Possum Trot Church was built around 1850 in Rome, Georgia, United States, and was appropriated by Martha Berry as a Sunday school in 1900. The school grew to become Berry College. The original church building still stands on the Berry campus.

==Early years==

The Possum Trot Church is known as the "cradle of Berry College." It was first built around the 1850s. The old church was appropriated by Martha Berry for the Possum Trot Sunday School in 1900. Possum Trot was a school from 1900 to 1954. The needs of the people at Possum Trot, and places like it, inspired her to build schools to help the local children learn how to use their talents and resources better. Miss Berry's title, "The Sunday Lady of Possum Trot," originated from her teaching Sunday school at the church.

In the early 1930s, three schoolrooms that matched the rustic setting were added and the grammar grades were moved there from the log cabin area on the main campus. Children of faculty and staff and the Possum Trot children attended classes together. These children studied under the able teaching of Mrs. Fred (Elsie Andrews) Ford, who had previously taught at both the Mountain School and at the grammar school in the log cabin area.

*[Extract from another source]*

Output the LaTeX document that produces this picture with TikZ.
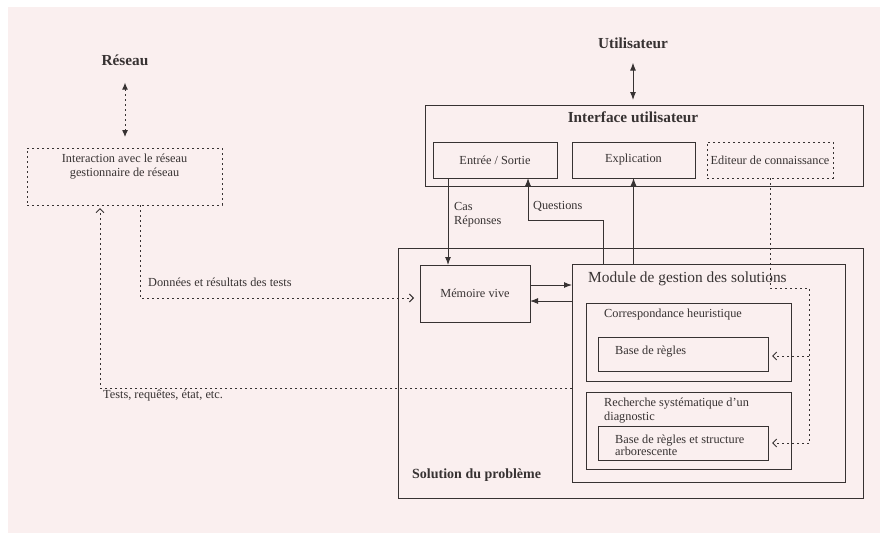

Miss Berry didn't have bibles for the children. Instead, she painted murals on the walls. To this day, the walls still proclaim, "The eyes of the Lord are in every place beholding the evil and the good."

== The later years ==

During World War II and for a short period following, from 1942 to 1948, the Possum Trot school was closed. It reopened in 1948 with Elizabeth Daniels Taylor as teacher and James Daniels as industrial arts teacher. Later Mrs. Samuel Poe Carden taught at Possum Trot until the school was closed in 1954.

One of the classrooms was renovated by the Berry College Student Government Association as a Mountain Day American Bicentennial project in 1976. Student interest in Possum Trot has remained high over the years, and in 1984-85 and 1985–86, the Student Government Association assisted through volunteer work in the full restoration of the buildings. With the assistance of the physical plant of Berry College and with alumni volunteers led by Newton Wagner, a Possum Trot graduate, the safety and preservation of this historic complex have been assured.

== Homecoming ==

Possum Trot Homecoming is held each year on the third Sunday in September with "dinner on the grounds" between "preaching" at 11 a.m. and "singing" in the afternoon. The public is always welcome to bring their own dinner and participate in this event.

There is a small log house located behind the church. It once served as the home economics department and as the kitchen and dining hall for the Possum Trot School. This cottage had started to fall apart due to lack of use until it caught the eye of an enterprising industrial education student, Robert Plank, from Gettysburg, Pennsylvania, who offered to restore it in exchange for its use as a residence for himself and his wife until he graduated. His offer was accepted, and upon his graduation in 1976, it became staff housing.